Maddona una puta que administra

Es una chica bajita, evidentemente teñida de rubio, que interpreta canciones bastante convencionales en el actual estado del arte de la música pop, aunque con los modos de una cupletista de los años 20. Incluso un poco menos atrevidos. Que yo sepa, nunca se ha sacado de la vagina cinco metros de gasa de seda, como hacía la Bella Dorita ante su público. Pues así las cosas, su único misterio se resume en dos preguntas: ¿por qué escandaliza a las masas norteamericanas?; ¿por qué encandila a los adolescentes?

La respuesta a ambas preguntas tiene poco que ver con la actividad supuestamente artística de Madonna; el misterio de Verónica Ciccone -su verdadero nombre- reside en su habilidad como mujer de negocios. Si las cifras del negocio del sexo están cayendo en EEUU es por exceso de oferta. Los comerciantes de la libido ya no saben qué ofrecer.

Desde muchachitos centroamericanos para usar y tirar hasta aquel desgraciado superocho de Marylin con dieciséis años y una botella de cocacola, han vendido de todo a un público que paga por nuevas emociones.
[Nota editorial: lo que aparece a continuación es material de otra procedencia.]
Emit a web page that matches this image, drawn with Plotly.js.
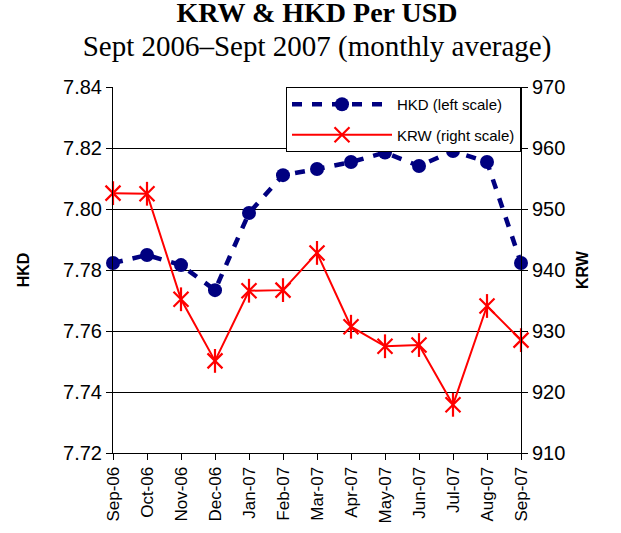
<!DOCTYPE html>
<html>
<head>
<meta charset="utf-8">
<script src="https://cdn.plot.ly/plotly-3.0.1.min.js"></script>
<style>html,body{margin:0;padding:0;background:#fff;}#chart{width:621px;height:533px;}</style>
</head>
<body>
<div id="chart"></div>
<script>
const months = ['Sep-06','Oct-06','Nov-06','Dec-06','Jan-07','Feb-07','Mar-07','Apr-07','May-07','Jun-07','Jul-07','Aug-07','Sep-07'];
const hkd = [7.7823, 7.7849, 7.7816, 7.7734, 7.7987, 7.8111, 7.8131, 7.8154, 7.8185, 7.8141, 7.8190, 7.8154, 7.7823];
const krw = [952.6, 952.5, 935.2, 925.1, 936.6, 936.7, 942.8, 930.7, 927.5, 927.7, 917.9, 934.1, 928.5];
const hkdTicks = [7.72, 7.74, 7.76, 7.78, 7.80, 7.82, 7.84];
const krwTicks = [910, 920, 930, 940, 950, 960, 970];

const traces = [
  {
    x: months, y: hkd, name: 'HKD (left scale)', type: 'scatter', mode: 'lines+markers',
    legendgroup: 'a', cliponaxis: false,
    line: {color: '#000080', width: 4.5, dash: '10px,10px'},
    marker: {symbol: 'circle', size: 14, color: '#000080'}
  },
  {
    x: months, y: krw, name: 'KRW (right scale)', type: 'scatter', mode: 'lines+markers',
    yaxis: 'y2', legendgroup: 'b', cliponaxis: false,
    line: {color: '#ff0000', width: 2},
    marker: {symbol: 'x-thin-open', size: 15, color: '#ff0000', line: {color: '#ff0000', width: 2.2}}
  },
  {
    x: months, y: krw, name: 'KRW', type: 'scatter', mode: 'markers',
    yaxis: 'y2', legendgroup: 'b', showlegend: false, cliponaxis: false, hoverinfo: 'skip',
    marker: {symbol: 'line-ns-open', size: 17, color: '#ff0000', line: {color: '#ff0000', width: 2.2}}
  }
];

const layout = {
  width: 621, height: 533,
  paper_bgcolor: '#ffffff', plot_bgcolor: '#ffffff',
  margin: {l: 113, r: 100, t: 87, b: 80},
  font: {family: 'Arial, Liberation Sans, sans-serif', color: '#000'},
  title: {
    text: '<b><span style="font-size:28px">KRW &amp; HKD Per USD</span></b><br><span style="font-size:29px">Sept 2006–Sept 2007 (monthly average)</span>',
    font: {family: 'Liberation Serif, Times New Roman, serif', size: 25.5, color: '#000'},
    x: 0.5, xanchor: 'center', xref: 'paper', y: 0.958, yanchor: 'top', yref: 'container'
  },
  xaxis: {
    type: 'category', range: [0, 12], tickangle: -90,
    tickfont: {size: 17, family: 'Arial, Liberation Sans, sans-serif'},
    ticks: 'outside', ticklen: 6, tickcolor: '#000', showline: true, linecolor: '#000', linewidth: 1,
    showgrid: false, zeroline: false, fixedrange: true
  },
  yaxis: {
    range: [7.72, 7.84], tickvals: hkdTicks, tickformat: '.2f',
    tickfont: {size: 20}, ticks: 'outside', ticklen: 6, tickcolor: '#000',
    showline: true, linecolor: '#000', linewidth: 1,
    showgrid: true, gridcolor: '#000', gridwidth: 1, zeroline: false,
    title: {text: '<b>HKD</b>', font: {size: 16}, standoff: 29}
  },
  yaxis2: {
    range: [910, 970], tickvals: krwTicks, overlaying: 'y', side: 'right',
    tickfont: {size: 20}, ticks: 'outside', ticklen: 6, tickcolor: '#000',
    showline: true, linecolor: '#000', linewidth: 1, showgrid: false, zeroline: false,
    title: {text: '<b>KRW</b>', font: {size: 16}, standoff: 12}
  },
  legend: {
    x: 1, xanchor: 'right', y: 1, yanchor: 'top',
    bgcolor: '#ffffff', bordercolor: '#000', borderwidth: 1,
    font: {size: 15}, traceorder: 'grouped', tracegroupgap: 8,
    itemwidth: 100
  },
  showlegend: true
};

Plotly.newPlot('chart', traces, layout, {staticPlot: true, displayModeBar: false});
</script>
</body>
</html>
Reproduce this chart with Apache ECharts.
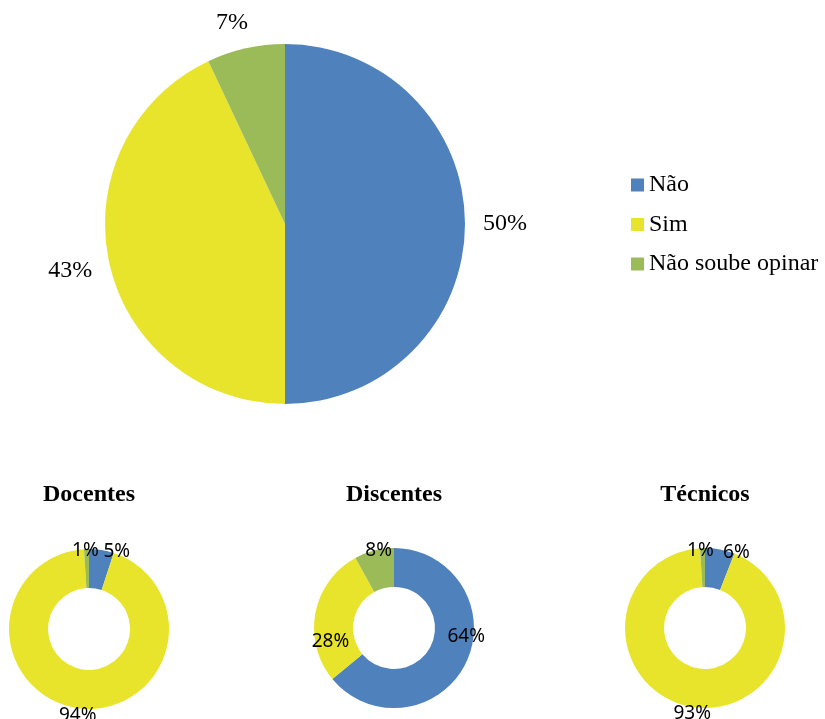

Un público tremendamente hipócrita, desde luego, que abomina el domingo de lo que hace el sábado por la noche, pero los números cantan.

Hasta ahora, el común denominador de los objetos sexuales con los que se traficaba es que no solían exigir comisiones o parte en el negocio, eran simples víctimas, más o menos inocentes, pero víctimas al fin. La novedad del caso de Madonna es que sabe administrar su sex appeal. Para su desgracia, es un activo de corta duración, y tiene que acumular un capitalito si quiere asegurarse una madurez tranquila. Y si hay una sociedad en la que se venere tradicionalmente la capacidad de acumular capitalitos, es la norteamericana.

Eso es lo que provoca la disonancia cognitiva, que dicen los psicólogos, de los pobres yankees. En tanto que millonaria, excelente gestora y tiburoncilla de los negocios, Verónica Ciccone merece todo su respeto. Pero no cabe duda, por otro lado, de que es un putón verbenero. ¿Habrán de respetar, en lo sucesivo, a las más pérfidas entre las hijas de Eva? ¿O dejar de venerar a los millonarios, según de dónde procedan sus ingresos? Un dilema similar se les planteó en los años 40, cuando los capos de la mafia, habiendo invertido las ganancias acumuladas durante la Ley Seca en negocios legales, pretendieron codearse con los WASP en los más restringidos círculos económicos y sociales. El problema se resolvió sin mucho ruido.